Give a verbatim copy of the lines below, minus the pictures.

>> Begin SOURCE DATA

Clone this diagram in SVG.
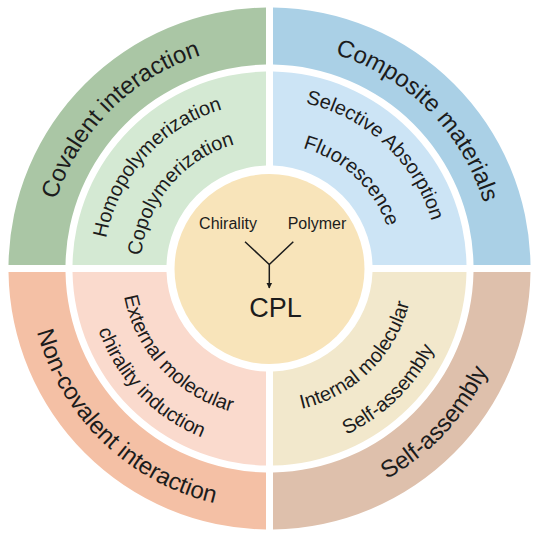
<svg xmlns="http://www.w3.org/2000/svg" width="537" height="535" viewBox="0 0 537 535">
<style>
text{font-family:"Liberation Sans",Arial,sans-serif;fill:#1c1c1c}
.outer{font-size:24px}
.mid{font-size:20px}
.ctr{font-size:16px}
.conn{stroke:#1c1c1c;stroke-width:1.5;fill:none}
</style>
<defs>
<path id="cw224" d="M 46.353 248.976 A 224 224 0 0 1 492.647 248.976"/>
<path id="ccw241" d="M 29.418 289.506 A 241 241 0 0 0 509.582 289.506"/>
<path id="cw166" d="M 104.132 254.031 A 166 166 0 0 1 434.868 254.031"/>
<path id="cw129" d="M 140.991 257.256 A 129 129 0 0 1 398.009 257.256"/>
<path id="cw169" d="M 101.144 253.770 A 169 169 0 0 1 437.856 253.770"/>
<path id="cw125" d="M 144.976 257.605 A 125 125 0 0 1 394.024 257.605"/>
<path id="ccw148" d="M 122.064 281.400 A 148 148 0 0 0 416.936 281.400"/>
<path id="ccw182" d="M 88.193 284.363 A 182 182 0 0 0 450.807 284.363"/>
<path id="ccw144" d="M 126.049 281.051 A 144 144 0 0 0 412.951 281.051"/>
<path id="ccw183" d="M 87.197 284.450 A 183 183 0 0 0 451.803 284.450"/>
<marker id="arr" viewBox="0 0 10 10" refX="9" refY="5" markerWidth="4" markerHeight="5" orient="auto" markerUnits="strokeWidth">
<path d="M0 0 L10 5 L0 10 Z" fill="#1c1c1c"/>
</marker>
</defs>
<rect width="537" height="535" fill="#ffffff"/>

<g id="covalent-interaction">
<path d="M 8.5 265 A 261 261 0 0 1 266 7.5 L 266 64.5 A 204 204 0 0 0 65.5 265 Z" fill="#aac6a5"/>
<text class="outer" transform="rotate(-45 269.5 268.5)"><textPath href="#cw224" startOffset="50%" text-anchor="middle">Covalent interaction</textPath></text>
</g>
<g id="covalent-methods">
<path d="M 72.5 265 A 197 197 0 0 1 266 71.5 L 266 165.5 A 103 103 0 0 0 166.5 265 Z" fill="#d4e9d3"/>
<text class="mid" transform="rotate(-48 269.5 268.5)"><textPath href="#cw166" startOffset="50%" text-anchor="middle">Homopolymerization</textPath></text>
<text class="mid" transform="rotate(-50 269.5 268.5)"><textPath href="#cw129" startOffset="50%" text-anchor="middle">Copolymerization</textPath></text>
</g>

<g id="composite-materials">
<path d="M 273 7.5 A 261 261 0 0 1 530.5 265 L 473.5 265 A 204 204 0 0 0 273 64.5 Z" fill="#aad0e6"/>
<text class="outer" transform="rotate(45 269.5 268.5)"><textPath href="#cw224" startOffset="50%" text-anchor="middle">Composite materials</textPath></text>
</g>
<g id="composite-methods">
<path d="M 273 71.5 A 197 197 0 0 1 466.5 265 L 372.5 265 A 103 103 0 0 0 273 165.5 Z" fill="#cce4f5"/>
<text class="mid" transform="rotate(43 269.5 268.5)"><textPath href="#cw169" startOffset="50%" text-anchor="middle">Selective Absorption</textPath></text>
<text class="mid" transform="rotate(43 269.5 268.5)"><textPath href="#cw125" startOffset="50%" text-anchor="middle">Fluorescence</textPath></text>
</g>

<g id="self-assembly">
<path d="M 530.5 272 A 261 261 0 0 1 273 529.5 L 273 472.5 A 204 204 0 0 0 473.5 272 Z" fill="#dec0ac"/>
<text class="outer" transform="rotate(-47 269.5 268.5)"><textPath href="#ccw241" startOffset="50%" text-anchor="middle">Self-assembly</textPath></text>
</g>
<g id="self-assembly-methods">
<path d="M 466.5 272 A 197 197 0 0 1 273 465.5 L 273 371.5 A 103 103 0 0 0 372.5 272 Z" fill="#f2e8cc"/>
<text class="mid" transform="rotate(-44.5 269.5 268.5)"><textPath href="#ccw144" startOffset="50%" text-anchor="middle">Internal molecular</textPath></text>
<text class="mid" transform="rotate(-44.5 269.5 268.5)"><textPath href="#ccw183" startOffset="50%" text-anchor="middle">Self-assembly</textPath></text>
</g>

<g id="non-covalent-interaction">
<path d="M 266 529.5 A 261 261 0 0 1 8.5 272 L 65.5 272 A 204 204 0 0 0 266 472.5 Z" fill="#f4c0a5"/>
<text class="outer" transform="rotate(44 269.5 268.5)"><textPath href="#ccw241" startOffset="50%" text-anchor="middle">Non-covalent interaction</textPath></text>
</g>
<g id="non-covalent-methods">
<path d="M 266 465.5 A 197 197 0 0 1 72.5 272 L 166.5 272 A 103 103 0 0 0 266 371.5 Z" fill="#fadacd"/>
<text class="mid" transform="rotate(47 269.5 268.5)"><textPath href="#ccw148" startOffset="50%" text-anchor="middle">External molecular</textPath></text>
<text class="mid" transform="rotate(46 269.5 268.5)"><textPath href="#ccw182" startOffset="50%" text-anchor="middle">chirality induction</textPath></text>
</g>

<g id="center">
<circle cx="269.5" cy="269" r="95" fill="#f8e4ba"/>
</g>
<g id="chirality"><text class="ctr" x="228" y="229.3" text-anchor="middle">Chirality</text></g>
<g id="polymer"><text class="ctr" x="317" y="229.3" text-anchor="middle">Polymer</text></g>
<g id="cpl"><text x="275.5" y="317.3" text-anchor="middle" style="font-size:27px">CPL</text></g>

<g id="connectors">
<path class="conn" d="M 245 241.7 L 269.3 264.5 L 293.3 241.7"/>
<path class="conn" d="M 269.3 264.5 L 269.3 288" marker-end="url(#arr)"/>
</g>
</svg>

>> End SOURCE DATA

* **RESPONSE TO THIS TASK**:
Clone this diagram in SVG.
<svg xmlns="http://www.w3.org/2000/svg" width="537" height="535" viewBox="0 0 537 535">
<style>
text{font-family:"Liberation Sans",Arial,sans-serif;fill:#1c1c1c}
.outer{font-size:24px}
.mid{font-size:20px}
.ctr{font-size:16px}
.conn{stroke:#1c1c1c;stroke-width:1.5;fill:none}
</style>
<defs>
<path id="cw224" d="M 46.353 248.976 A 224 224 0 0 1 492.647 248.976"/>
<path id="ccw241" d="M 29.418 289.506 A 241 241 0 0 0 509.582 289.506"/>
<path id="cw166" d="M 104.132 254.031 A 166 166 0 0 1 434.868 254.031"/>
<path id="cw129" d="M 140.991 257.256 A 129 129 0 0 1 398.009 257.256"/>
<path id="cw169" d="M 101.144 253.770 A 169 169 0 0 1 437.856 253.770"/>
<path id="cw125" d="M 144.976 257.605 A 125 125 0 0 1 394.024 257.605"/>
<path id="ccw148" d="M 122.064 281.400 A 148 148 0 0 0 416.936 281.400"/>
<path id="ccw182" d="M 88.193 284.363 A 182 182 0 0 0 450.807 284.363"/>
<path id="ccw144" d="M 126.049 281.051 A 144 144 0 0 0 412.951 281.051"/>
<path id="ccw183" d="M 87.197 284.450 A 183 183 0 0 0 451.803 284.450"/>
<marker id="arr" viewBox="0 0 10 10" refX="9" refY="5" markerWidth="4" markerHeight="5" orient="auto" markerUnits="strokeWidth">
<path d="M0 0 L10 5 L0 10 Z" fill="#1c1c1c"/>
</marker>
</defs>
<rect width="537" height="535" fill="#ffffff"/>

<g id="covalent-interaction">
<path d="M 8.5 265 A 261 261 0 0 1 266 7.5 L 266 64.5 A 204 204 0 0 0 65.5 265 Z" fill="#aac6a5"/>
<text class="outer" transform="rotate(-45 269.5 268.5)"><textPath href="#cw224" startOffset="50%" text-anchor="middle">Covalent interaction</textPath></text>
</g>
<g id="covalent-methods">
<path d="M 72.5 265 A 197 197 0 0 1 266 71.5 L 266 165.5 A 103 103 0 0 0 166.5 265 Z" fill="#d4e9d3"/>
<text class="mid" transform="rotate(-48 269.5 268.5)"><textPath href="#cw166" startOffset="50%" text-anchor="middle">Homopolymerization</textPath></text>
<text class="mid" transform="rotate(-50 269.5 268.5)"><textPath href="#cw129" startOffset="50%" text-anchor="middle">Copolymerization</textPath></text>
</g>

<g id="composite-materials">
<path d="M 273 7.5 A 261 261 0 0 1 530.5 265 L 473.5 265 A 204 204 0 0 0 273 64.5 Z" fill="#aad0e6"/>
<text class="outer" transform="rotate(45 269.5 268.5)"><textPath href="#cw224" startOffset="50%" text-anchor="middle">Composite materials</textPath></text>
</g>
<g id="composite-methods">
<path d="M 273 71.5 A 197 197 0 0 1 466.5 265 L 372.5 265 A 103 103 0 0 0 273 165.5 Z" fill="#cce4f5"/>
<text class="mid" transform="rotate(43 269.5 268.5)"><textPath href="#cw169" startOffset="50%" text-anchor="middle">Selective Absorption</textPath></text>
<text class="mid" transform="rotate(43 269.5 268.5)"><textPath href="#cw125" startOffset="50%" text-anchor="middle">Fluorescence</textPath></text>
</g>

<g id="self-assembly">
<path d="M 530.5 272 A 261 261 0 0 1 273 529.5 L 273 472.5 A 204 204 0 0 0 473.5 272 Z" fill="#dec0ac"/>
<text class="outer" transform="rotate(-47 269.5 268.5)"><textPath href="#ccw241" startOffset="50%" text-anchor="middle">Self-assembly</textPath></text>
</g>
<g id="self-assembly-methods">
<path d="M 466.5 272 A 197 197 0 0 1 273 465.5 L 273 371.5 A 103 103 0 0 0 372.5 272 Z" fill="#f2e8cc"/>
<text class="mid" transform="rotate(-44.5 269.5 268.5)"><textPath href="#ccw144" startOffset="50%" text-anchor="middle">Internal molecular</textPath></text>
<text class="mid" transform="rotate(-44.5 269.5 268.5)"><textPath href="#ccw183" startOffset="50%" text-anchor="middle">Self-assembly</textPath></text>
</g>

<g id="non-covalent-interaction">
<path d="M 266 529.5 A 261 261 0 0 1 8.5 272 L 65.5 272 A 204 204 0 0 0 266 472.5 Z" fill="#f4c0a5"/>
<text class="outer" transform="rotate(44 269.5 268.5)"><textPath href="#ccw241" startOffset="50%" text-anchor="middle">Non-covalent interaction</textPath></text>
</g>
<g id="non-covalent-methods">
<path d="M 266 465.5 A 197 197 0 0 1 72.5 272 L 166.5 272 A 103 103 0 0 0 266 371.5 Z" fill="#fadacd"/>
<text class="mid" transform="rotate(47 269.5 268.5)"><textPath href="#ccw148" startOffset="50%" text-anchor="middle">External molecular</textPath></text>
<text class="mid" transform="rotate(46 269.5 268.5)"><textPath href="#ccw182" startOffset="50%" text-anchor="middle">chirality induction</textPath></text>
</g>

<g id="center">
<circle cx="269.5" cy="269" r="95" fill="#f8e4ba"/>
</g>
<g id="chirality"><text class="ctr" x="228" y="229.3" text-anchor="middle">Chirality</text></g>
<g id="polymer"><text class="ctr" x="317" y="229.3" text-anchor="middle">Polymer</text></g>
<g id="cpl"><text x="275.5" y="317.3" text-anchor="middle" style="font-size:27px">CPL</text></g>

<g id="connectors">
<path class="conn" d="M 245 241.7 L 269.3 264.5 L 293.3 241.7"/>
<path class="conn" d="M 269.3 264.5 L 269.3 288" marker-end="url(#arr)"/>
</g>
</svg>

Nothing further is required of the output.